For the month of April, I am participating in the Blog A Day Challenge for educators. All prompts are provided by Meredith Towne (@BklynMeredith), an educator from New York.
Instead of writing to the prompt today, I’m writing something of an ode to my district and an ed tech conference.
I can’t remember the first year I went to the Nebraska Educational Technology Association (NETA) conference–I think it was 2010. What I do remember is how deflated I felt by the end of the two-day tech-fest.
So much of what I saw I knew I could not do in my classroom–not because I was unwilling, but because at the time, my district just lacked the infrastructure, hardware, and software to do the innovative ideas shared at NETA.
I went two consecutive years, and then I stopped going–I was teaching AP Lang and Comp and the conference fell too close to the test date. I felt like I was abandoning my students, attending two days of sessions in which I might find one idea I could shoehorn into the resources available to me. It just wasn’t worth it.
Fast forward five years.
Oh, how things have changed. This impresses me, this hindsight, because in my personal life I feel like life pretty much stays the same. Last year I returned to NETA as a presenter. It was a completely different experience than my first. When I attended sessions, my mind raced with how I could implement the ideas in my own classroom. Excitement replaced discouragement. Possibility replaced unlikelihood.

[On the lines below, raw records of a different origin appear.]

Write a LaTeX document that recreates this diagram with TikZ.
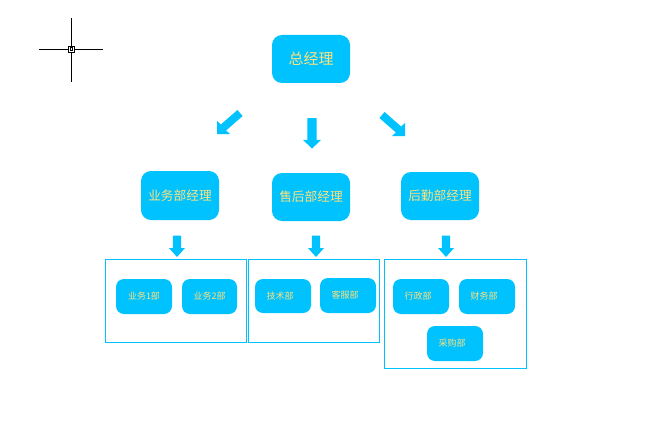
\documentclass[tikz,border=0pt]{standalone}
\usepackage{fontspec}
\newfontfamily\cjk{Noto Sans CJK SC}
\definecolor{boxblue}{HTML}{00C2FF}
\definecolor{txtgold}{HTML}{FFE27A}
\tikzset{
  mgr/.style={draw=none, fill=boxblue, rounded corners=10pt, minimum width=78pt, minimum height=48pt, inner sep=0pt, text=txtgold, font=\cjk\fontsize{12.7}{15}\selectfont},
  dept/.style={draw=none, fill=boxblue, rounded corners=8pt, minimum width=56pt, minimum height=35pt, inner sep=0pt, text=txtgold, font=\cjk\fontsize{9}{10}\selectfont},
  leftish/.style={execute at begin node={\hspace*{-6pt}}},
  group/.style={draw=boxblue, line width=0.8pt, fill=none, inner sep=0pt},
  arr/.style={fill=boxblue, draw=none},
  diagarrow/.pic={\fill[arr] (-20.4,-24) -- (-3.9,-9.5) -- (0,-13) -- (0,0) -- (-13,0) -- (-9.1,-3.5) -- (-25.6,-18) -- cycle;}
}
\begin{document}
\begin{tikzpicture}[x=1pt,y=-1pt]
\useasboundingbox (0,0) rectangle (655,425);
\fill[white] (0,0) rectangle (655,425);
% crosshair cursor
\coordinate (cur) at (71,49);
\draw[black, line width=0.9pt] (39,49) -- (103,49);
\draw[black, line width=0.9pt] (71,18) -- (71,82);
\node[draw=black, fill=white, line width=0.7pt, minimum size=6pt, inner sep=0pt] (cursq) at (cur) {};
\node[draw=black, line width=0.5pt, minimum size=2.5pt, inner sep=0pt] (cursq2) at (cur) {};
% top manager
\node[mgr, font=\cjk\fontsize{15}{17}\selectfont] (gm) at (311,59) {总经理};
% second level
\node[mgr, minimum height=49pt] (m1) at (180,195.5) {业务部经理};
\node[mgr] (m2) at (311,197) {售后部经理};
\node[mgr] (m3) at (440,196) {后勤部经理};
% arrows from top
\coordinate (ta) at (312,148.7);
\fill[arr, shift={(ta)}] (-4.7,-30.7) -- (4.7,-30.7) -- (4.7,-8.8) -- (8.9,-8.8) -- (0,0) -- (-8.9,-8.8) -- (-4.7,-8.8) -- cycle;
\coordinate (tl) at (217,134);
\pic[xscale=-1] at (tl) {diagarrow};
\coordinate (tr) at (405,136);
\pic at (tr) {diagarrow};
% group frames
\node[group, minimum width=141pt, minimum height=83pt] (g1) at (175.5,300.5) {};
\node[group, minimum width=131pt, minimum height=83pt] (g2) at (313.5,300.5) {};
\node[group, minimum width=142pt, minimum height=109pt] (g3) at (455,313.5) {};
% lower arrows
\coordinate (la) at (177,257);
\coordinate (lb) at (316,257);
\coordinate (lc) at (446,257);
\foreach \c in {la,lb,lc}{
  \fill[arr, shift={(\c)}] (-4.2,-21.3) -- (4.2,-21.3) -- (4.2,-9) -- (8,-9) -- (0,0) -- (-8,-9) -- (-4.2,-9) -- cycle;
}
% departments
\node[dept] (d1) at (144,296.5) {业务1部};
\node[dept, minimum width=55pt] (d2) at (209.5,296.5) {业务2部};
\node[dept, leftish, minimum height=34pt] (d3) at (283,296) {技术部};
\node[dept, leftish] (d4) at (348,295.5) {客服部};
\node[dept, leftish] (d5) at (421,296.5) {行政部};
\node[dept, leftish] (d6) at (487,296.5) {财务部};
\node[dept, leftish] (d7) at (455,343.5) {采购部};
\end{tikzpicture}
\end{document}
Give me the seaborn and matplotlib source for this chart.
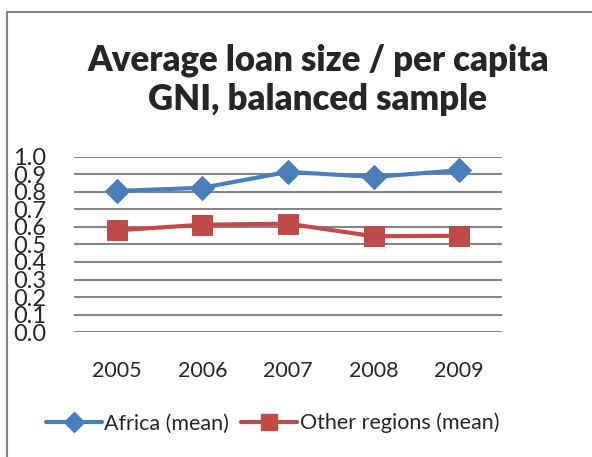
import numpy as np
import matplotlib
matplotlib.use("Agg")
import matplotlib.pyplot as plt
import seaborn as sns
from matplotlib.lines import Line2D

# data
years = ["2005", "2006", "2007", "2008", "2009"]
africa_mean = [0.806, 0.824, 0.915, 0.886, 0.924]
other_mean = [0.581, 0.613, 0.619, 0.547, 0.550]
y_ticks = [0.0, 0.1, 0.2, 0.3, 0.4, 0.5, 0.6, 0.7, 0.8, 0.9, 1.0]

blue = "#4A7EBB"
red = "#BE4B48"
grid_col = "#868686"

sns.set_style("white")
plt.rcParams['font.family'] = ['Lato', 'DejaVu Sans']

fig = plt.figure(figsize=(5.92, 4.57), dpi=100)
ax = fig.add_axes([0.125, 0.2735, 0.723, 0.383])

pos = np.arange(len(years))
sns.lineplot(x=pos, y=africa_mean, ax=ax, color=blue, lw=3, marker="D",
             markersize=12, markeredgecolor=blue, label="Africa (mean)")
sns.lineplot(x=pos, y=other_mean, ax=ax, color=red, lw=3, marker="s",
             markersize=14, markeredgecolor=red, label="Other regions (mean)")

ax.set_xlim(-0.5, len(years) - 0.5)
ax.set_ylim(0, 1.0)
ax.set_yticks(y_ticks)
ax.set_yticklabels([f"{v:.1f}" for v in y_ticks], fontsize=17)
ax.set_xticks(pos)
ax.set_xticklabels(years, fontsize=15.5)
ax.tick_params(axis="y", length=0, pad=20)
ax.tick_params(axis="x", length=0, pad=21)
for y in y_ticks:
    ax.axhline(y, color=grid_col, lw=1.5, zorder=0)
for s in ax.spines.values():
    s.set_visible(False)
ax.set_xlabel("")
ax.set_ylabel("")
ax.get_legend().remove()

fig.text(0.537, 0.868, "Average loan size / per capita", ha="center", va="center",
         fontsize=25, fontweight="heavy")
fig.text(0.537, 0.782, "GNI, balanced sample", ha="center", va="center",
         fontsize=25, fontweight="heavy")

handles = [
    Line2D([], [], color=blue, lw=3, marker="D", markersize=10, markeredgecolor=blue),
    Line2D([], [], color=red, lw=3, marker="s", markersize=12, markeredgecolor=red),
]
fig.legend(handles, ["Africa (mean)", "Other regions (mean)"], loc="center",
           bbox_to_anchor=(0.46, 0.074), ncol=2, frameon=False, fontsize=15.5,
           handlelength=2.6, handletextpad=0.1, columnspacing=0.6)

# chart-area border (left and top visible)
fig.add_artist(Line2D([0.012, 0.012], [0, 0.974], color=grid_col, lw=1.5))
fig.add_artist(Line2D([0.012, 1.0], [0.974, 0.974], color=grid_col, lw=1.5))

fig.savefig("out.png", dpi=100)
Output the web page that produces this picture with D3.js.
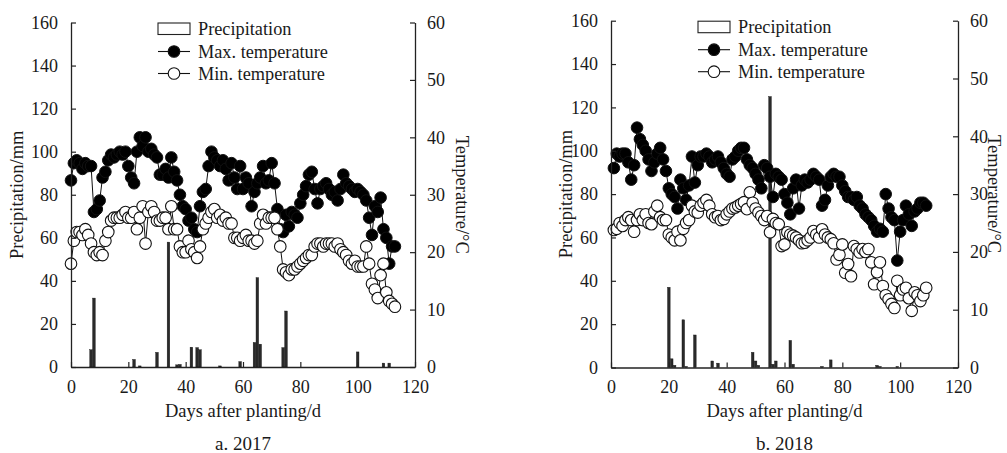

Public schools have become an acceptable prejudice; be as unfoundedly critical of your local school district, and few–if any–will come to the district’s defense. I’m not saying my district is perfect. But the technological changes I’ve seen in the past five years instill a hope that I never thought I’d feel. We have a much improved network. We have rover carts in most classrooms. Some teachers (myself included) have iPad carts.
Sure, I have days where YouTube doesn’t work or my entire Mac lab loses internet (both of these things happened today), but most of the time, I can troubleshoot and get things running again, I know who to ask for help, I’m able to do what I want to do–and that includes trying new things.
I get to go to NETA again this year, but this time as a journalism adviser. NETA reached out to local high school journalists and invited them to the conference. So I’m accompanying my Editor-in-Chief, co-Editor-in-Chief, and Managing Editor to NETA. They have researched story ideas, developed interview questions, and contacted sources. I will attend a handful of sessions, but my primary responsibility is to advise them as they work on their stories. I’m excited for the opportunity they have to see passionate educators collaborating and learning how to create more engaging classrooms.
The best part is knowing that in the sessions I attend, I will not feel hopeless. Yes, change is often slow in the realm of public service, but I am encouraged by the increased support and resources dedicated to improving educational technology in my district. It’s not perfect, but it’s change for the better.